EXERCISE
Leave out the pictures and retype only the lines from the opening line to the line that holds "color='black', lw=1.6, solid_joinstyle='miter', clip_on=False)", both ends included.
--------------------------------
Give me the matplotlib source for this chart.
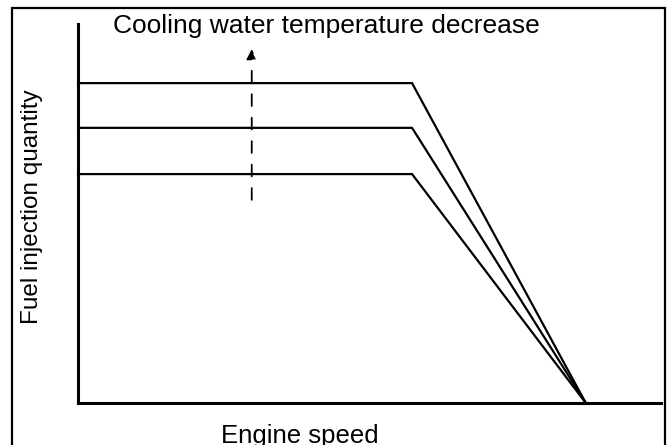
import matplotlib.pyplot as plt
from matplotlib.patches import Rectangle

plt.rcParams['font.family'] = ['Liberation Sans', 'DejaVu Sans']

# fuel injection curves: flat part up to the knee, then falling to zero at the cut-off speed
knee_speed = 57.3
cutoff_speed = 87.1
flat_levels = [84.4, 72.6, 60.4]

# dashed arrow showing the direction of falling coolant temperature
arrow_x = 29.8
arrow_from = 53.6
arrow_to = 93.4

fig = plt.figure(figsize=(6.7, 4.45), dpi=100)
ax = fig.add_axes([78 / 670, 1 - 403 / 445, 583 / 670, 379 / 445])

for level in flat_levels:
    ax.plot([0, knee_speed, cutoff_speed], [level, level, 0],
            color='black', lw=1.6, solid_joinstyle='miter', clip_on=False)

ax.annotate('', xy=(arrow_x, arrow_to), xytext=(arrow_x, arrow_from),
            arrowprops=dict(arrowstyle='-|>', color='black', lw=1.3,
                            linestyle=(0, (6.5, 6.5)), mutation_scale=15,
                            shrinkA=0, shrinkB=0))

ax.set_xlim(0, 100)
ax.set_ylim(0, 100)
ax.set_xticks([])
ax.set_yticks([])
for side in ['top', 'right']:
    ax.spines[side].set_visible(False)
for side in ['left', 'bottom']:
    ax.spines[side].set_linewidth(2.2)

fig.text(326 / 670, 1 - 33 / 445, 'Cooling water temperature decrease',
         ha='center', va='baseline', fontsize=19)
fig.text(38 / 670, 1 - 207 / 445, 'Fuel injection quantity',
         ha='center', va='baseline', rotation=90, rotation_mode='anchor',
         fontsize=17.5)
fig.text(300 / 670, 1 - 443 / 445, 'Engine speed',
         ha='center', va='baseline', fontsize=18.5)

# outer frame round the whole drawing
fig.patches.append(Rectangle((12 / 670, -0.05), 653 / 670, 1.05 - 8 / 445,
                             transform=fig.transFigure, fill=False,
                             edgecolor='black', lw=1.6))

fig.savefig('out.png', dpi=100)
--------------------------------
TASK SOLUTION
Give me the matplotlib source for this chart.
import matplotlib.pyplot as plt
from matplotlib.patches import Rectangle

plt.rcParams['font.family'] = ['Liberation Sans', 'DejaVu Sans']

# fuel injection curves: flat part up to the knee, then falling to zero at the cut-off speed
knee_speed = 57.3
cutoff_speed = 87.1
flat_levels = [84.4, 72.6, 60.4]

# dashed arrow showing the direction of falling coolant temperature
arrow_x = 29.8
arrow_from = 53.6
arrow_to = 93.4

fig = plt.figure(figsize=(6.7, 4.45), dpi=100)
ax = fig.add_axes([78 / 670, 1 - 403 / 445, 583 / 670, 379 / 445])

for level in flat_levels:
    ax.plot([0, knee_speed, cutoff_speed], [level, level, 0],
            color='black', lw=1.6, solid_joinstyle='miter', clip_on=False)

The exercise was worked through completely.